'''

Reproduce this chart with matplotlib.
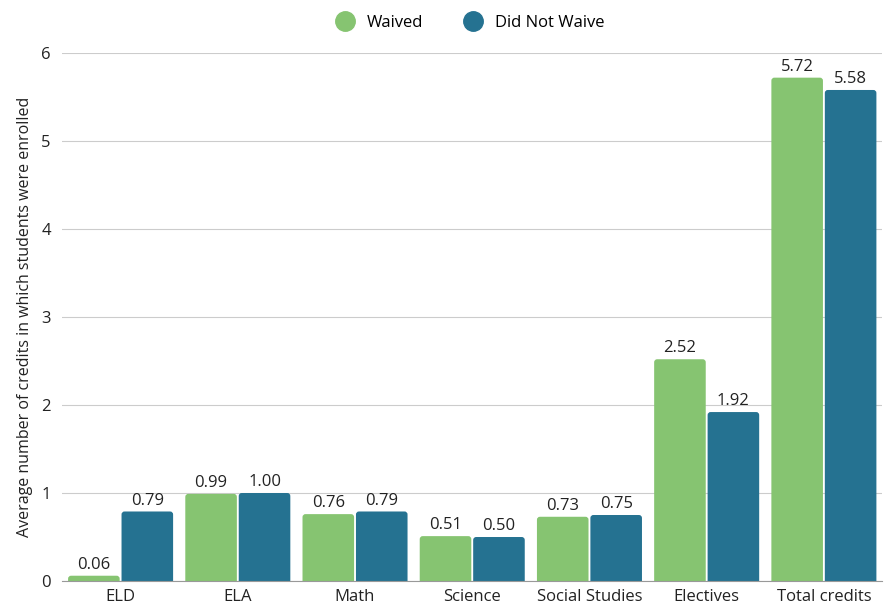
import matplotlib
matplotlib.use("Agg")
import matplotlib.pyplot as plt
import numpy as np
from matplotlib.lines import Line2D
from matplotlib.patches import FancyBboxPatch

categories = ["ELD", "ELA", "Math", "Science", "Social Studies", "Electives", "Total credits"]
waived = [0.06, 0.99, 0.76, 0.51, 0.73, 2.52, 5.72]
not_waived = [0.79, 1.00, 0.79, 0.50, 0.75, 1.92, 5.58]
series_names = ["Waived", "Did Not Waive"]
colors = ["#86C471", "#257291"]

plt.rcParams['font.family'] = ['Open Sans', 'DejaVu Sans']

fig = plt.figure(figsize=(8.88, 6.08), dpi=100)
ax = fig.add_axes([0.0698, 0.0444, 0.924, 0.8684])

x = np.arange(len(categories))
w = 0.44
off = 0.228
ax.set_xlim(-0.5, len(categories) - 0.5)
ax.set_ylim(0, 6)

# pixel scales for rounding corners
ax_w_px = 0.924 * 888
ax_h_px = 0.8684 * 608
px_x = len(categories) / ax_w_px
px_y = 6 / ax_h_px
r = 3 * px_x
aspect = px_y / px_x

for vals, xo, c in ((waived, -off, colors[0]), (not_waived, off, colors[1])):
    bars = ax.bar(x + xo, vals, w, color=c, zorder=3)
    for rect, v in zip(bars, vals):
        rect.set_visible(False)
        x0 = rect.get_x()
        ext = 4 * px_y
        p = FancyBboxPatch((x0, -ext), rect.get_width(), v + ext,
                           boxstyle=f"round,pad=0,rounding_size={r}",
                           mutation_aspect=aspect, facecolor=c, edgecolor="none", zorder=3)
        ax.add_patch(p)
        ax.annotate(f"{v:.2f}", (x0 + rect.get_width() / 2, v),
                    xytext=(0, 2), textcoords="offset points",
                    ha="center", va="bottom", fontsize=12, color="#222222")

ax.set_yticks(range(0, 7))
ax.set_xticks(x)
ax.set_xticklabels(categories, fontsize=12, color="#222222")
ax.tick_params(axis="y", labelsize=12, colors="#222222", length=0, pad=8)
ax.tick_params(axis="x", length=0, pad=6)
ax.grid(axis="y", color="#cccccc", linewidth=0.8, zorder=0)
for s in ["left", "right", "top"]:
    ax.spines[s].set_visible(False)
ax.spines["bottom"].set_color("#999999")
ax.spines["bottom"].set_zorder(4)
ax.set_ylabel("Average number of credits in which students were enrolled", fontsize=11.5, color="#222222", labelpad=6)

handles = [Line2D([0], [0], marker="o", linestyle="", markersize=14, markerfacecolor=c, markeredgecolor=c) for c in colors]
fig.legend(handles, series_names, loc="upper center", bbox_to_anchor=(0.525, 1.0), ncol=2, frameon=False,
           fontsize=12, handletextpad=0.3, columnspacing=2.0)

fig.savefig("out.png", dpi=100)
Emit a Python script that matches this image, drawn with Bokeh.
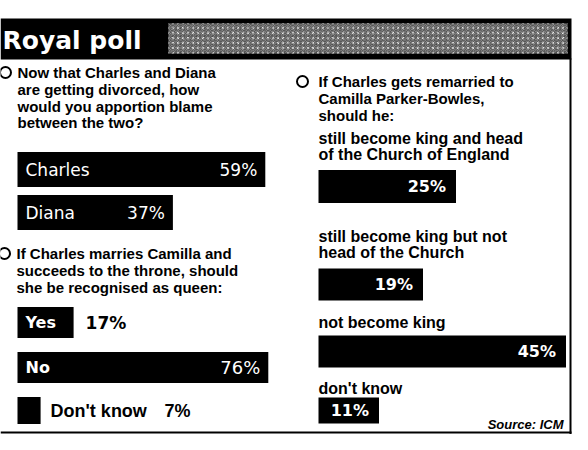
from bokeh.plotting import figure
from bokeh.models import Range1d
from bokeh.embed import file_html
from bokeh.resources import INLINE
from bokeh.core.properties import value

# ---------------- data ----------------
title = "Royal poll"

q1_lines = ["Now that Charles and Diana", "are getting divorced, how",
            "would you apportion blame", "between the two?"]
q1_labels = ["Charles", "Diana"]
q1_values = [59, 37]

q2_lines = ["If Charles marries Camilla and", "succeeds to the throne, should",
            "she be recognised as queen:"]
q2_labels = ["Yes", "No", "Don't know"]
q2_values = [17, 76, 7]

q3_lines = ["If Charles gets remarried to", "Camilla Parker-Bowles,", "should he:"]
q3_labels = [["still become king and head", "of the Church of England"],
             ["still become king but not", "head of the Church"],
             ["not become king"],
             ["don't know"]]
q3_values = [25, 19, 45, 11]

source_note = "Source: ICM"

# ---------------- layout ----------------
SANS = value("Liberation Sans")
DJV = value("DejaVu Sans")

p = figure(width=572, height=434, x_range=Range1d(0, 572), y_range=Range1d(434, 0),
           output_backend="svg", toolbar_location=None, min_border=0,
           x_axis_location=None, y_axis_location=None)
p.grid.visible = False
p.outline_line_color = None
p.background_fill_color = "white"
p.border_fill_color = "white"

# title bar
p.quad(left=[0], right=[571], top=[18], bottom=[59], fill_color="black", line_color=None)
p.quad(left=[168], right=[567], top=[23], bottom=[53], fill_color="#8a8a8a", line_color=None,
       hatch_pattern="dot", hatch_color="white", hatch_alpha=0.85, hatch_scale=5,
       hatch_weight=1)
p.quad(left=[168], right=[567], top=[23], bottom=[53], fill_color=None, line_color=None,
       hatch_pattern="spiral", hatch_color="black", hatch_alpha=0.45, hatch_scale=8,
       hatch_weight=1)
p.text(x=[2], y=[40], text=[title], text_color="white", text_font=DJV,
       text_font_style="bold", text_font_size="25px", text_baseline="middle")

# frame
p.segment(x0=[570], y0=[58], x1=[570], y1=[434], line_color="black", line_width=2)
p.segment(x0=[0], y0=[432], x1=[571], y1=[432], line_color="black", line_width=2)

# bullets
p.scatter(x=[5, 4, 302], y=[72, 253, 81], marker="circle", size=11,
          fill_color="white", line_color="black", line_width=2)

def qtext(x, ys, lines, size="15px"):
    p.text(x=[x] * len(lines), y=ys, text=lines, text_color="black", text_font=SANS,
           text_font_style="bold", text_font_size=size, text_baseline="middle")

# ---- Question 1 ----
LX = 17
s1 = 4.2
qtext(LX, [72, 89, 106, 122], q1_lines)
q1_y = [169, 212]
q1_right = [LX + v * s1 for v in q1_values]
p.hbar(y=q1_y, left=LX, right=q1_right, height=35, fill_color="black", line_color=None)
p.text(x=[25] * 2, y=q1_y, text=q1_labels, text_color="white", text_font=DJV,
       text_font_size="17px", text_baseline="middle")
p.text(x=[r - 8 for r in q1_right], y=q1_y, text=[f"{v}%" for v in q1_values],
       text_color="white", text_font=DJV, text_font_size="17px",
       text_baseline="middle", text_align="right")

# ---- Question 2 ----
s2 = 3.3
qtext(16, [253, 270, 287], q2_lines)
q2_y = [322, 367, 410]
q2_h = [31, 31, 27]
q2_right = [LX + v * s2 for v in q2_values]
p.hbar(y=q2_y, left=LX, right=q2_right, height=q2_h, fill_color="black", line_color=None)
# Yes
p.text(x=[25], y=[q2_y[0]], text=[q2_labels[0]], text_color="white", text_font=DJV,
       text_font_style="bold", text_font_size="16px", text_baseline="middle")
p.text(x=[q2_right[0] + 12], y=[q2_y[0]], text=[f"{q2_values[0]}%"], text_color="black",
       text_font=DJV, text_font_style="bold", text_font_size="17px", text_baseline="middle")
# No
p.text(x=[25], y=[q2_y[1]], text=[q2_labels[1]], text_color="white", text_font=DJV,
       text_font_style="bold", text_font_size="16px", text_baseline="middle")
p.text(x=[q2_right[1] - 8], y=[q2_y[1]], text=[f"{q2_values[1]}%"], text_color="white",
       text_font=DJV, text_font_size="18px", text_baseline="middle", text_align="right")
# Don't know
p.text(x=[q2_right[2] + 10], y=[q2_y[2]], text=[q2_labels[2]],
       text_color="black", text_font=SANS, text_font_style="bold", text_font_size="18px",
       text_baseline="middle")
p.text(x=[q2_right[2] + 124], y=[q2_y[2]], text=[f"{q2_values[2]}%"],
       text_color="black", text_font=SANS, text_font_style="bold", text_font_size="18px",
       text_baseline="middle")

# ---- Question 3 ----
RX = 318
s3 = 5.5
qtext(RX, [81, 98, 115], q3_lines)
q3_label_y = [[138, 154], [236, 252], [322], [388]]
for lines, ys in zip(q3_labels, q3_label_y):
    qtext(RX, ys, lines, size="16px")
q3_y = [186, 284, 351, 410]
q3_h = [33, 32, 32, 26]
q3_right = [RX + v * s3 for v in q3_values]
p.hbar(y=q3_y, left=RX, right=q3_right, height=q3_h, fill_color="black", line_color=None)
p.text(x=[r - 10 for r in q3_right], y=q3_y, text=[f"{v}%" for v in q3_values],
       text_color="white", text_font=DJV, text_font_style="bold", text_font_size="16px",
       text_baseline="middle", text_align="right")

p.text(x=[563], y=[424], text=[source_note], text_color="black", text_font=SANS,
       text_font_style="bold italic", text_font_size="13px", text_baseline="middle",
       text_align="right")

open("out.html", "w").write(file_html(p, INLINE))
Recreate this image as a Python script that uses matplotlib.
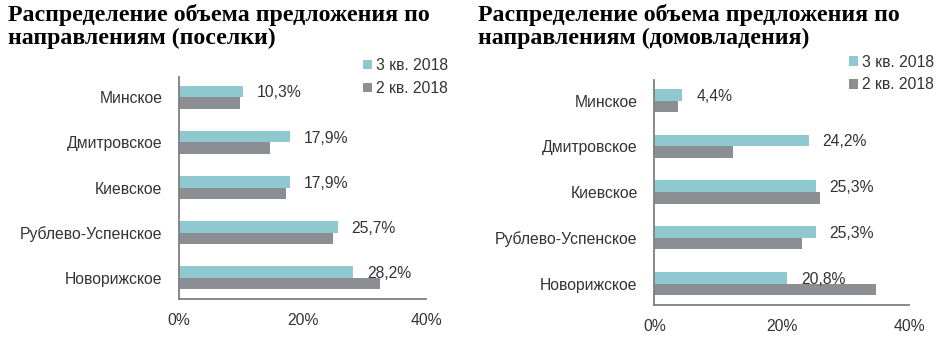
import numpy as np
import matplotlib.pyplot as plt

plt.rcParams['font.family'] = ['Liberation Sans', 'DejaVu Sans']

categories = ['Минское', 'Дмитровское', 'Киевское', 'Рублево-Успенское', 'Новорижское']
series_names = ['3 кв. 2018', '2 кв. 2018']

# поселки
villages_q3 = [10.3, 17.9, 17.9, 25.7, 28.2]
villages_q2 = [9.8, 14.8, 17.3, 25.0, 32.5]
villages_labels = ['10,3%', '17,9%', '17,9%', '25,7%', '28,2%']

# домовладения
houses_q3 = [4.4, 24.2, 25.3, 25.3, 20.8]
houses_q2 = [3.7, 12.3, 26.0, 23.1, 34.8]
houses_labels = ['4,4%', '24,2%', '25,3%', '25,3%', '20,8%']

xticks = [0, 20, 40]
xtick_labels = ['0%', '20%', '40%']

teal = '#8FC9CF'
gray = '#8B8E92'
txt = '#333333'

fig = plt.figure(figsize=(9.43, 3.52), dpi=100)


def panel(rect, title, title_x, q3, q2, labels, leg_anchor):
	ax = fig.add_axes(rect)
	y = np.arange(len(categories))
	h = 0.255
	b1 = ax.barh(y - h/2, q3, height=h, color=teal, label=series_names[0])
	b2 = ax.barh(y + h/2, q2, height=h, color=gray, label=series_names[1])
	for yi, v, s in zip(y, q3, labels):
		ax.annotate(s, (v, yi - h/2), xytext=(10, -1), textcoords='offset points',
			ha='left', va='center', fontsize=11.3, color=txt)
	ax.set_xlim(0, 40)
	ax.set_ylim(len(categories) - 0.53, -0.45)
	ax.set_yticks(y)
	ax.set_yticklabels(categories, fontsize=11.3, color=txt)
	ax.set_xticks(xticks)
	ax.set_xticklabels(xtick_labels, fontsize=11.3, color=txt)
	ax.tick_params(axis='both', length=0)
	ax.tick_params(axis='y', pad=12)
	ax.tick_params(axis='x', pad=10)
	for s in ['top', 'right']:
		ax.spines[s].set_visible(False)
	for s in ['left', 'bottom']:
		ax.spines[s].set_color('#7F7F7F')
		ax.spines[s].set_linewidth(1.3)
	leg = ax.legend(handles=[b1, b2], loc='upper right', bbox_to_anchor=leg_anchor,
		bbox_transform=fig.transFigure, frameon=False, fontsize=11.3,
		handlelength=0.55, handleheight=0.55, handletextpad=0.25, labelspacing=0.5,
		borderaxespad=0, borderpad=0)
	for t in leg.get_texts():
		t.set_color(txt)
	fig.text(title_x, 0.99, title, ha='left', va='top', fontsize=17.2,
		fontweight='bold', family='Liberation Serif', linespacing=1.12)
	return ax


panel([0.1898, 0.1506, 0.262, 0.6307],
	'Распределение объема предложения по\nнаправлениям (поселки)', 0.008,
	villages_q3, villages_q2, villages_labels, (0.475, 0.835))
panel([0.6939, 0.1335, 0.2704, 0.6392],
	'Распределение объема предложения по\nнаправлениям (домовладения)', 0.507,
	houses_q3, houses_q2, houses_labels, (0.99, 0.845))

fig.savefig('out.png', dpi=100)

'''

▸ **WORK REQUIRED**
Look through the entries above and report each line where the string "matplotlib" occurs.

▸ **SOLUTION TO THIS PROBLEM**
Reproduce this chart with matplotlib.
import matplotlib
matplotlib.use("Agg")
import matplotlib.pyplot as plt
from matplotlib.lines import Line2D
from matplotlib.patches import FancyBboxPatch
Recreate this image as a Python script that uses matplotlib.
import matplotlib.pyplot as plt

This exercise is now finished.